- Theatrical release poster
- Directed by: C. V. Rajendran
- Written by: Chithralaya Gopu (dialogue)
- Screenplay by: Vennira Aadai Moorthy
- Story by: Vennira Aadai Moorthy
- Produced by: S. S. Prakash S. Rajan
- Starring: Kamal Haasan Kumari Manjula
- Cinematography: Srikanth
- Edited by: B. Kandasamy
- Music by: Vijaya Bhaskar
- Production company: Babu Movies
- Release date: 1 August 1975;
- Country: India
- Language: Tamil

= Maalai Sooda Vaa =

1975 film by C. V. Rajendran

Maalai Sooda Vaa is a 1975 Indian Tamil-language film directed by C. V. Rajendran. The film stars Kamal Haasan and Kumari Manjula. The script was written by Vennira Aadai Moorthy, and dialogue by Chithralaya Gopu. It was one of the very early films in which Kamal Haasan acted as the hero. The film was released on 1 August 1975.

== Plot ==

Murali, a hero with a unique style, attracts girls on a dance show. One evening, Radha sees his performances and his charming cuteness. Approaching Murali for her love, he refused to do, because he has wider westernization vision but later he realizes he also has feelings for her and they end up together.

== Production ==
Maalai Sooda Vaa directed by C. V. Rajendran. The script was written by Vennira Aadai Moorthy, and dialogue by Chithralaya Gopu. It was one of the very early films in which Kamal Haasan acted as hero. The final length of the film's prints were 3810.45 m long.

== Soundtrack ==
The music was composed by Vijaya Bhaskar, with lyrics by Vaali. The song "Yaarukku Yar Sondham" is set to the Carnatic raga Natabhairavi.

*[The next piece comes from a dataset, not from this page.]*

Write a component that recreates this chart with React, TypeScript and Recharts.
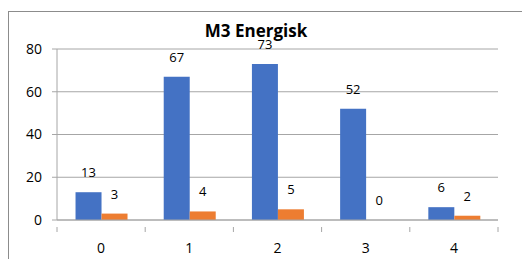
import React from "react";
import { BarChart, Bar, XAxis, YAxis, CartesianGrid, LabelList } from "recharts";

const categories = ["0", "1", "2", "3", "4"];
const seriesBlue = [13, 67, 73, 52, 6];
const seriesOrange = [3, 4, 5, 0, 2];
const yTicks = [0, 20, 40, 60, 80];
const title = "M3 Energisk";

const data = categories.map((c, i) => ({ cat: c, a: seriesBlue[i], b: seriesOrange[i] }));

const W = 513;
const H = 247;
const margin = { top: 37, right: 24, left: 8, bottom: 9 };
const yAxisWidth = 40;
const FONT = "'Open Sans', sans-serif";
const GRID = "#A6A6A6";

const plotWidth = W - margin.left - margin.right - yAxisWidth;
const band = plotWidth / categories.length;

const XTick = (props: any) => {
  const { x, y, payload, index } = props;
  const left = x - band / 2;
  const right = x + band / 2;
  return (
    <g>
      <line x1={left} y1={y - 1} x2={left} y2={y + 4} stroke={GRID} strokeWidth={1} />
      {index === categories.length - 1 && (
        <line x1={right} y1={y - 1} x2={right} y2={y + 4} stroke={GRID} strokeWidth={1} />
      )}
      <text x={x} y={y + 21} textAnchor="middle" dominantBaseline="middle" fontSize={14} fontFamily={FONT} fill="#000">
        {payload.value}
      </text>
    </g>
  );
};

export default function App() {
  return (
    <div
      style={{
        position: "fixed",
        left: 8,
        top: 11,
        width: 514,
        height: 248,
        borderLeft: "1px solid #8C8C8C",
        borderTop: "1px solid #8C8C8C",
        boxSizing: "border-box",
        background: "#fff",
      }}
    >
      <BarChart width={W} height={H} data={data} margin={margin} barCategoryGap="21%" barGap={0}>
        <CartesianGrid vertical={false} stroke={GRID} />
        <XAxis
          dataKey="cat"
          height={30}
          axisLine={{ stroke: GRID }}
          tickLine={false}
          tick={<XTick />}
          interval={0}
        />
        <YAxis
          width={yAxisWidth}
          domain={[0, 80]}
          ticks={yTicks}
          axisLine={{ stroke: GRID }}
          tickLine={{ stroke: GRID }}
          tickSize={5}
          tickMargin={10}
          tick={{ fontSize: 14, fontFamily: FONT, fill: "#000" }}
        />
        <Bar dataKey="a" fill="#4472C4" isAnimationActive={false}>
          <LabelList dataKey="a" position="top" offset={15} fontSize={13} fontFamily={FONT} fill="#000" />
        </Bar>
        <Bar dataKey="b" fill="#ED7D31" isAnimationActive={false} minPointSize={0.01}>
          <LabelList dataKey="b" position="top" offset={15} fontSize={13} fontFamily={FONT} fill="#000" />
        </Bar>
        <text x={247} y={20} textAnchor="middle" dominantBaseline="middle" fontSize={17} fontWeight="bold" fontFamily={FONT} fill="#000">
          {title}
        </text>
      </BarChart>
    </div>
  );
}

| Song | Singers | Length |
|---|---|---|
| "Aasai Oru Mani" | S. P. Balasubrahmanyam, Vani Jairam | 03:15 |
| "Kadavul Potta Kanakku" | T. M. Soundararajan | 03:07 |
| "Pattu Poochigal" | S. P. Balasubrahmanyam, Vani Jairam | 02:51 |
| "Yaarukku Yar Sondham" | K. J. Yesudas | 03:21 |

== Reception ==
Kanthan of Kalki wrote the screenplay is almost developed similar to Bobby, and the producers should be praised for not making the comedy too much and boring. The film was also reviewed by Navamani.